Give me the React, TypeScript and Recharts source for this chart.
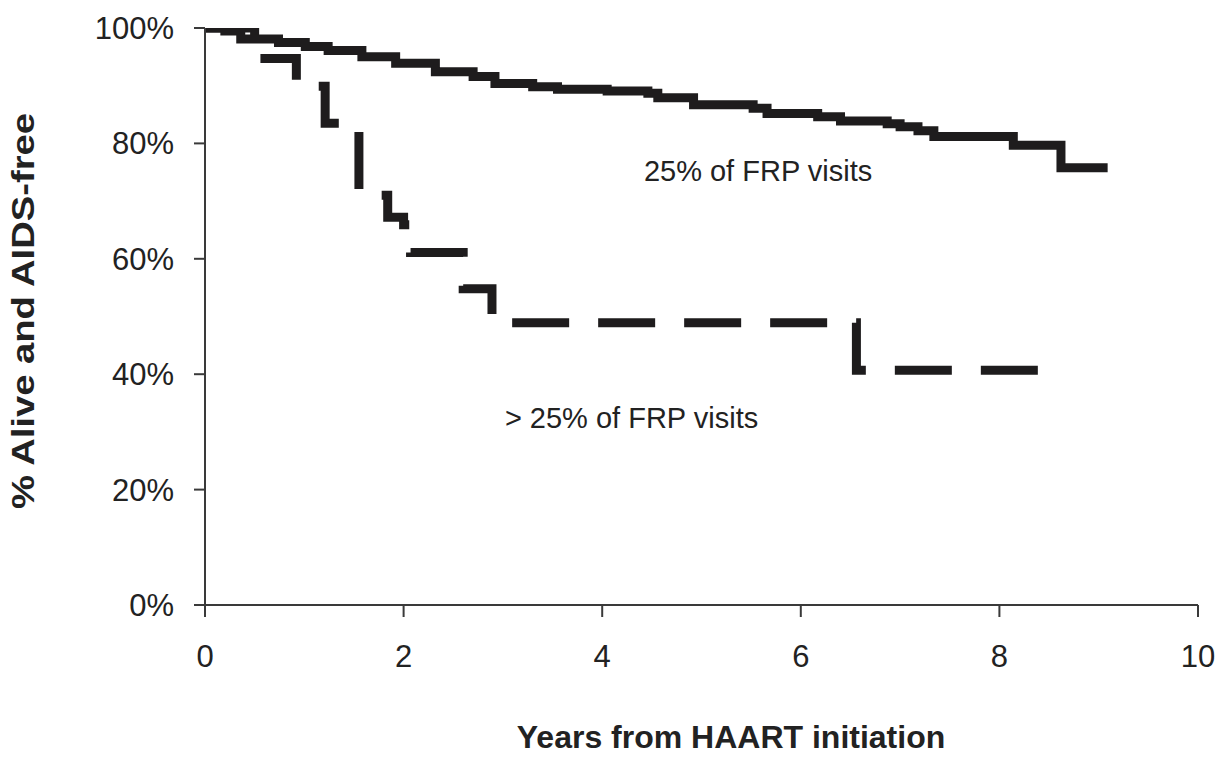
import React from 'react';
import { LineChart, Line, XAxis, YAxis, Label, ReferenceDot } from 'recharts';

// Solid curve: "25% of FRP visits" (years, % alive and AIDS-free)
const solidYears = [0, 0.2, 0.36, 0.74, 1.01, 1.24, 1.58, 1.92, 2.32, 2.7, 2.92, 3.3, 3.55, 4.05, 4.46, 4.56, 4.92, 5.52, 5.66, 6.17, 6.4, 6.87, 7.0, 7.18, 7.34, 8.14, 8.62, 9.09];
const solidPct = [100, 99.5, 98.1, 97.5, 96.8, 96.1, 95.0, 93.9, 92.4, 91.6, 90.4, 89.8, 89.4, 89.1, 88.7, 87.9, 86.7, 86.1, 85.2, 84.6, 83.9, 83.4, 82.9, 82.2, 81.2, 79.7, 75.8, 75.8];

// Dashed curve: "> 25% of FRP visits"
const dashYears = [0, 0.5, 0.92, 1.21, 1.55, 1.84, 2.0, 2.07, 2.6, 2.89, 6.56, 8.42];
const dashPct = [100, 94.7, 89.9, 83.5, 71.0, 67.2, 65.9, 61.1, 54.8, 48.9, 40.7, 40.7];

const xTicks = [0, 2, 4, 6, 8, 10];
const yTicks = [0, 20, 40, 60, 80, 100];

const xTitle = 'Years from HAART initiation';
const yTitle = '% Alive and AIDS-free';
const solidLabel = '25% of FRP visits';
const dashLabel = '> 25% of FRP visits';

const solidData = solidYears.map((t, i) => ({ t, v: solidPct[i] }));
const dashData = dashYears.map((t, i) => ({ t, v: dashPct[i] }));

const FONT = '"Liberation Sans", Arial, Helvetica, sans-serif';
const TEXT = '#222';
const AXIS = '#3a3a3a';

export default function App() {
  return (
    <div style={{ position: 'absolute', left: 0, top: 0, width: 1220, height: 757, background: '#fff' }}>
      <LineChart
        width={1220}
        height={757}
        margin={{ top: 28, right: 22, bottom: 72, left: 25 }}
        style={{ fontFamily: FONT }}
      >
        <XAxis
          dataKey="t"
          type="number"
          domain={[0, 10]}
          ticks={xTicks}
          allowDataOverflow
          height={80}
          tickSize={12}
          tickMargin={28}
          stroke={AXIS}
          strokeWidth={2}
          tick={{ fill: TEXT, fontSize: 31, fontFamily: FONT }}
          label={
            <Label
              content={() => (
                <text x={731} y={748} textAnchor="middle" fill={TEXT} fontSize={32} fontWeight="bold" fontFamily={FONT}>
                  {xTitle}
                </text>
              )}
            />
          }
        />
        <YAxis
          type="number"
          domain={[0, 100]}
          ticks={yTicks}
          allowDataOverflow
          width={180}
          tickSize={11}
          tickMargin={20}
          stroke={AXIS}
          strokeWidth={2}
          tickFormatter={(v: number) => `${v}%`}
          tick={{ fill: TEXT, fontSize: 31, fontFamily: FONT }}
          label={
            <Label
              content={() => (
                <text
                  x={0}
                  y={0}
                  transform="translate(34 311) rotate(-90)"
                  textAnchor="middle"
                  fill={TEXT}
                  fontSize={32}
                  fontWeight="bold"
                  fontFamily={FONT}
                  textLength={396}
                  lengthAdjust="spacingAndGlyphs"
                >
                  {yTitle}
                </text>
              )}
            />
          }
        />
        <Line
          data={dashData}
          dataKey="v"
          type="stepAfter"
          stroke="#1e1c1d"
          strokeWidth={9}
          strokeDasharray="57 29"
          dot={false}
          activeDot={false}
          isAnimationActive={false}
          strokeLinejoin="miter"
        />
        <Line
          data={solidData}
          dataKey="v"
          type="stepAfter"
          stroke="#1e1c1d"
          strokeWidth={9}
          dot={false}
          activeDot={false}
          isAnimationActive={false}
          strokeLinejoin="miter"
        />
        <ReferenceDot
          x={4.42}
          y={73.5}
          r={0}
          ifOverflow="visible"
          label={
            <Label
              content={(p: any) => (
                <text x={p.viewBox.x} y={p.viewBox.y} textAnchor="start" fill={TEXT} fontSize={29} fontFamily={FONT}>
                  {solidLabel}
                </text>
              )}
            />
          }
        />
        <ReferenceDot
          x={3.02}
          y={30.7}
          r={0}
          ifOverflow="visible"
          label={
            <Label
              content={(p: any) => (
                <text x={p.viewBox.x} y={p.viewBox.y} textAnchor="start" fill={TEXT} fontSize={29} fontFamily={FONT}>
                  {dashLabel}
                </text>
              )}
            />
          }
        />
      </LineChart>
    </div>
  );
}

● ● ● ● ● ● ●

> EXERCISE: Skip every picture and return the lines above from the top through the one that contains "const AXIS = '#3a3a3a';".

> RESPONSE FOR THIS EXERCISE:
Give me the React, TypeScript and Recharts source for this chart.
import React from 'react';
import { LineChart, Line, XAxis, YAxis, Label, ReferenceDot } from 'recharts';

// Solid curve: "25% of FRP visits" (years, % alive and AIDS-free)
const solidYears = [0, 0.2, 0.36, 0.74, 1.01, 1.24, 1.58, 1.92, 2.32, 2.7, 2.92, 3.3, 3.55, 4.05, 4.46, 4.56, 4.92, 5.52, 5.66, 6.17, 6.4, 6.87, 7.0, 7.18, 7.34, 8.14, 8.62, 9.09];
const solidPct = [100, 99.5, 98.1, 97.5, 96.8, 96.1, 95.0, 93.9, 92.4, 91.6, 90.4, 89.8, 89.4, 89.1, 88.7, 87.9, 86.7, 86.1, 85.2, 84.6, 83.9, 83.4, 82.9, 82.2, 81.2, 79.7, 75.8, 75.8];

// Dashed curve: "> 25% of FRP visits"
const dashYears = [0, 0.5, 0.92, 1.21, 1.55, 1.84, 2.0, 2.07, 2.6, 2.89, 6.56, 8.42];
const dashPct = [100, 94.7, 89.9, 83.5, 71.0, 67.2, 65.9, 61.1, 54.8, 48.9, 40.7, 40.7];

const xTicks = [0, 2, 4, 6, 8, 10];
const yTicks = [0, 20, 40, 60, 80, 100];

const xTitle = 'Years from HAART initiation';
const yTitle = '% Alive and AIDS-free';
const solidLabel = '25% of FRP visits';
const dashLabel = '> 25% of FRP visits';

const solidData = solidYears.map((t, i) => ({ t, v: solidPct[i] }));
const dashData = dashYears.map((t, i) => ({ t, v: dashPct[i] }));

const FONT = '"Liberation Sans", Arial, Helvetica, sans-serif';
const TEXT = '#222';
const AXIS = '#3a3a3a';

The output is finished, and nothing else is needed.